As writers, there’s a lesson there: every pause is a tool. Every beat can speak louder than dialogue.
Rest in power, Mr. Whitlock. Your gift was silence that said everything.
✍🏾 Writing Prompts: Use the Wait
A woman stands at the airport gate watching the arrival board flicker: “Delayed.”
A child hides under a bed, holding their breath, waiting for footsteps.
A man sits outside a courtroom, unopened letter in hand, afraid to read the verdict.
A couple sits in a diner. One plans to end the relationship. The other doesn’t know.
A rebel leader sends a signal into the void… and waits for an answer that may never come.
Use time as tension. Use waiting as transformation.
🎯 Final Thought: Waiting Is the Moment
As the year ends, we’re all waiting.
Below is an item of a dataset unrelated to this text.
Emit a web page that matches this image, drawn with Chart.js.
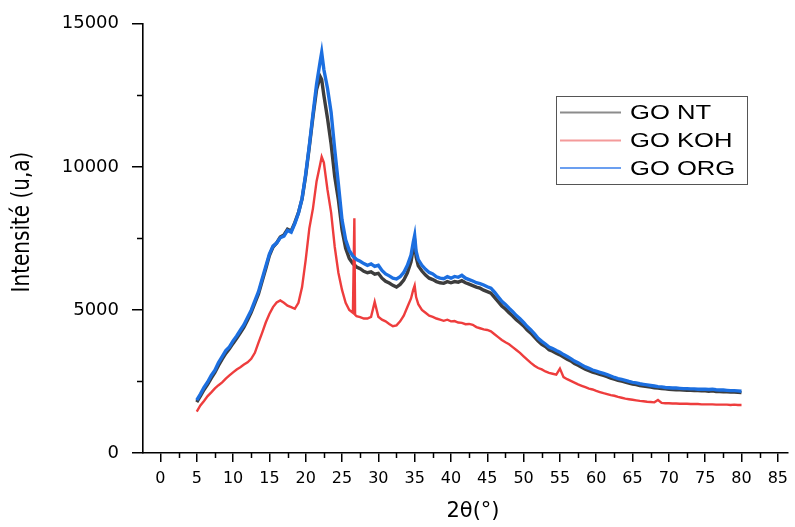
<!DOCTYPE html>
<html>
<head>
<meta charset="utf-8">
<script src="https://cdn.jsdelivr.net/npm/chart.js"></script>
<style>
  html, body { margin: 0; padding: 0; background: #fff; }
</style>
</head>
<body>
<canvas id="xrdChart" width="795" height="527"></canvas>
<script>
// 2θ positions (degrees) shared by the three patterns
const angles = [
  5, 5.5, 6, 6.5, 7, 7.5, 8, 8.5, 9, 9.5,
  10, 10.5, 11, 11.5, 12, 12.5, 13, 13.5, 14, 14.5,
  15, 15.5, 16, 16.5, 17, 17.5, 18, 18.5, 19, 19.5,
  20, 20.5, 21, 21.5, 22, 22.2, 22.5, 23, 23.5, 24, 24.5,
  25, 25.5, 26, 26.5, 26.7, 26.8, 27, 27.5, 28, 28.5, 29, 29.5,
  30, 30.5, 31, 31.5, 32, 32.5, 33, 33.5, 34, 34.5, 34.8,
  35, 35.2, 35.5, 36, 36.5, 37, 37.5, 38, 38.5, 39, 39.5,
  40, 40.5, 41, 41.5, 42, 42.5, 43, 43.5, 44, 44.5,
  45, 45.5, 46, 46.5, 47, 47.5, 48, 48.5, 49, 49.5,
  50, 50.5, 51, 51.5, 52, 52.5, 53, 53.5, 54, 54.5,
  55, 55.5, 56, 56.5, 57, 57.5, 58, 58.5, 59, 59.5,
  60, 60.5, 61, 61.5, 62, 62.5, 63, 63.5, 64, 64.5,
  65, 65.5, 66, 66.5, 67, 67.5, 68, 68.5, 69, 69.5,
  70, 70.5, 71, 71.5, 72, 72.5, 73, 73.5, 74, 74.5,
  75, 75.5, 76, 76.5, 77, 77.5, 78, 78.5, 79, 79.5,
  80
];

const goNT = [
  1780, 1990, 2210, 2400, 2620, 2820, 3060, 3280, 3480, 3640,
  3830, 4010, 4200, 4400, 4650, 4920, 5240, 5560, 6000, 6440,
  6900, 7200, 7340, 7550, 7620, 7820, 7760, 8050, 8400, 8880,
  9700, 10700, 11750, 12700, 13150, 13050, 12500, 11700, 10800, 9650, 8850,
  7800, 7150, 6800, 6620, 6570, 6550, 6500, 6440, 6350, 6300, 6330, 6250,
  6280, 6110, 6000, 5940, 5860, 5800, 5890, 6040, 6300, 6680, 7150,
  7400, 6850, 6540, 6360, 6220, 6110, 6060, 5990, 5950, 5930, 5990,
  5950, 5990, 5970, 6020, 5950, 5900, 5850, 5800, 5760, 5690,
  5640, 5590, 5440, 5290, 5140, 5030, 4900, 4790, 4660, 4550,
  4440, 4300, 4190, 4050, 3910, 3800, 3720, 3610, 3560, 3490,
  3430, 3350, 3280, 3220, 3130, 3070, 3000, 2930, 2880, 2830,
  2790, 2750, 2710, 2670, 2620, 2580, 2540, 2510, 2480, 2440,
  2410, 2390, 2360, 2340, 2320, 2300, 2280, 2270, 2250, 2240,
  2230, 2220, 2210, 2210, 2200, 2190, 2190, 2180, 2180, 2170,
  2170, 2160, 2170, 2150, 2150, 2140, 2140, 2130, 2130, 2120,
  2110
];

const goKOH = [
  1450, 1660, 1820, 1990, 2120, 2260, 2370, 2470, 2600, 2710,
  2820, 2920, 3000, 3090, 3170, 3290, 3500, 3860, 4200, 4560,
  4860, 5100, 5260, 5330, 5250, 5150, 5100, 5040, 5250, 5800,
  6750, 7850, 8550, 9500, 10100, 10350, 10150, 9200, 8400, 7200, 6300,
  5700, 5250, 5000, 4900, 8200, 4830, 4780, 4750, 4700, 4700, 4760, 5280,
  4760, 4660, 4600, 4510, 4430, 4460, 4600, 4800, 5100, 5400, 5700,
  5850, 5450, 5200, 5000, 4900, 4800, 4760, 4700, 4660, 4620, 4660,
  4600, 4610, 4560, 4550, 4500, 4510, 4480, 4400, 4360, 4320,
  4300, 4250, 4150, 4050, 3950, 3870, 3800, 3700, 3600, 3500,
  3380, 3260, 3150, 3050, 2970, 2920, 2850, 2800, 2770, 2740,
  2950, 2650, 2580, 2520, 2460, 2400, 2350, 2300, 2250, 2220,
  2170, 2130, 2090, 2060, 2020, 2000, 1960, 1930, 1900, 1880,
  1860, 1840, 1820, 1810, 1790, 1780, 1770, 1850, 1750, 1740,
  1740, 1730, 1730, 1720, 1720, 1720, 1710, 1710, 1710, 1700,
  1700, 1700, 1700, 1690, 1690, 1690, 1690, 1680, 1690, 1680,
  1680
];

const goORG = [
  1850, 2060, 2290, 2480, 2710, 2890, 3160, 3370, 3580, 3710,
  3920, 4090, 4290, 4480, 4740, 4990, 5320, 5640, 6080, 6520,
  6950, 7230, 7340, 7520, 7580, 7780, 7720, 8020, 8380, 8900,
  9750, 10750, 11850, 12900, 13700, 14000, 13400, 12750, 11900, 10600, 9400,
  8150, 7450, 7080, 6880, 6830, 6810, 6760, 6700, 6620, 6560, 6610, 6520,
  6560, 6380, 6260, 6190, 6110, 6080, 6160, 6310, 6560, 6920, 7350,
  7600, 7050, 6760, 6560, 6420, 6310, 6260, 6160, 6110, 6090, 6160,
  6110, 6170, 6140, 6210, 6110, 6060, 6010, 5950, 5920, 5870,
  5810, 5760, 5620, 5460, 5300, 5190, 5060, 4940, 4800, 4690,
  4560, 4420, 4300, 4160, 4010, 3900, 3810, 3700, 3650, 3580,
  3520, 3440, 3370, 3300, 3210, 3150, 3080, 3010, 2960, 2900,
  2860, 2820, 2780, 2740, 2690, 2640, 2600, 2570, 2540, 2500,
  2470, 2450, 2420, 2400, 2380, 2360, 2340, 2320, 2310, 2290,
  2280, 2270, 2270, 2260, 2250, 2250, 2240, 2240, 2230, 2230,
  2230, 2220, 2230, 2210, 2200, 2200, 2190, 2180, 2180, 2170,
  2160
];

const seriesNames = ['GO NT', 'GO KOH', 'GO ORG'];
const xTicks = [0, 5, 10, 15, 20, 25, 30, 35, 40, 45, 50, 55, 60, 65, 70, 75, 80, 85];
const xMinor = [2.5, 7.5, 12.5, 17.5, 22.5, 27.5, 32.5, 37.5, 42.5, 47.5, 52.5, 57.5, 62.5, 67.5, 72.5, 77.5, 82.5];
const yTicks = [0, 5000, 10000, 15000];
const yMinor = [2500, 7500, 12500];

const toPoints = vals => angles.map((a, i) => ({ x: a, y: vals[i] }));

// minor ticks, axis titles and the boxed legend
const decor = {
  id: 'decor',
  afterDraw(chart) {
    const { ctx, scales: { x, y } } = chart;
    ctx.save();
    ctx.strokeStyle = '#000';
    ctx.lineWidth = 1.5;
    ctx.beginPath();
    xMinor.forEach(v => {
      const px = Math.round(x.getPixelForValue(v)) + 0.5;
      ctx.moveTo(px, y.bottom);
      ctx.lineTo(px, y.bottom + 5);
    });
    yMinor.forEach(v => {
      const py = Math.round(y.getPixelForValue(v)) + 0.5;
      ctx.moveTo(x.left, py);
      ctx.lineTo(x.left - 6, py);
    });
    ctx.stroke();

    ctx.fillStyle = '#000';
    ctx.textAlign = 'center';
    ctx.textBaseline = 'middle';

    ctx.save();
    ctx.translate(22, 222);
    ctx.rotate(-Math.PI / 2);
    ctx.scale(1, 1.25);
    ctx.font = '20px "DejaVu Sans"';
    ctx.fillText('Intensité (u,a)', 0, 0);
    ctx.restore();

    ctx.font = '21px "DejaVu Sans"';
    ctx.fillText('2θ(°)', 473, 512);

    // legend
    ctx.strokeStyle = '#555';
    ctx.lineWidth = 1;
    ctx.strokeRect(556.5, 96.5, 191, 88);
    const swatch = ['#8c8c8c', '#f49a9a', '#6b9ff0'];
    const rows = [112.5, 140.5, 168];
    seriesNames.forEach((name, i) => {
      ctx.strokeStyle = swatch[i];
      ctx.lineWidth = 2;
      ctx.beginPath();
      ctx.moveTo(560, rows[i]);
      ctx.lineTo(621, rows[i]);
      ctx.stroke();
      ctx.save();
      ctx.translate(630, rows[i] + 1);
      ctx.scale(1.28, 1);
      ctx.textAlign = 'left';
      ctx.font = '20px "Liberation Sans"';
      ctx.fillStyle = '#000';
      ctx.fillText(name, 0, 0);
      ctx.restore();
    });
    ctx.restore();
  }
};

new Chart(document.getElementById('xrdChart'), {
  type: 'line',
  data: {
    datasets: [
      { label: seriesNames[0], data: toPoints(goNT), borderColor: '#3d3d3d', borderWidth: 3.4, order: 2 },
      { label: seriesNames[1], data: toPoints(goKOH), borderColor: '#ee3d3d', borderWidth: 2.4, order: 1 },
      { label: seriesNames[2], data: toPoints(goORG), borderColor: '#1c6fe0', borderWidth: 3.4, order: 0 }
    ]
  },
  options: {
    responsive: false,
    animation: false,
    devicePixelRatio: 1,
    layout: { padding: { top: 17, right: 0, left: 0, bottom: 0 } },
    elements: { point: { radius: 0 }, line: { tension: 0 } },
    plugins: { legend: { display: false }, tooltip: { enabled: false } },
    scales: {
      x: {
        type: 'linear',
        min: -2.4,
        max: 86.4,
        afterBuildTicks: s => { s.ticks = xTicks.map(v => ({ value: v })); },
        afterFit: s => { s.height = 74; },
        ticks: { color: '#000', font: { family: 'DejaVu Sans', size: 16 }, padding: 7, maxRotation: 0, autoSkip: false, callback: v => String(v) },
        grid: { display: true, drawOnChartArea: false, drawTicks: true, tickLength: 9, color: '#000', lineWidth: 1.5 },
        border: { display: true, color: '#000', width: 1.6 }
      },
      y: {
        min: 0,
        max: 15000,
        afterBuildTicks: s => { s.ticks = yTicks.map(v => ({ value: v })); },
        afterFit: s => { s.width = 143; },
        ticks: { color: '#000', font: { family: 'DejaVu Sans', size: 18 }, padding: 13, callback: v => String(v) },
        grid: { display: true, drawOnChartArea: false, drawTicks: true, tickLength: 11, color: '#000', lineWidth: 1.5 },
        border: { display: true, color: '#000', width: 1.6 }
      }
    }
  },
  plugins: [decor]
});
</script>
</body>
</html>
For 2026. For healing. For clarity. For breakthroughs. For God to show up in our lives.
Your characters wait, too.
Don’t let that stillness be empty. Fill it with fear, faith, friction, or flashbacks. Fill it with meaning. Fill it with you.
“Build the unbearable by making time stretch and silence speak.”
Let your readers hold their breath. Let them live in the in-between. Let them remember the moment where nothing happened—yet everything changed.
🖊️ Tony Tip™
“Waiting isn’t nothing happening. It’s everything building.”
Use that space. Let it simmer. Then—when the time is right—let your readers feel the explosion.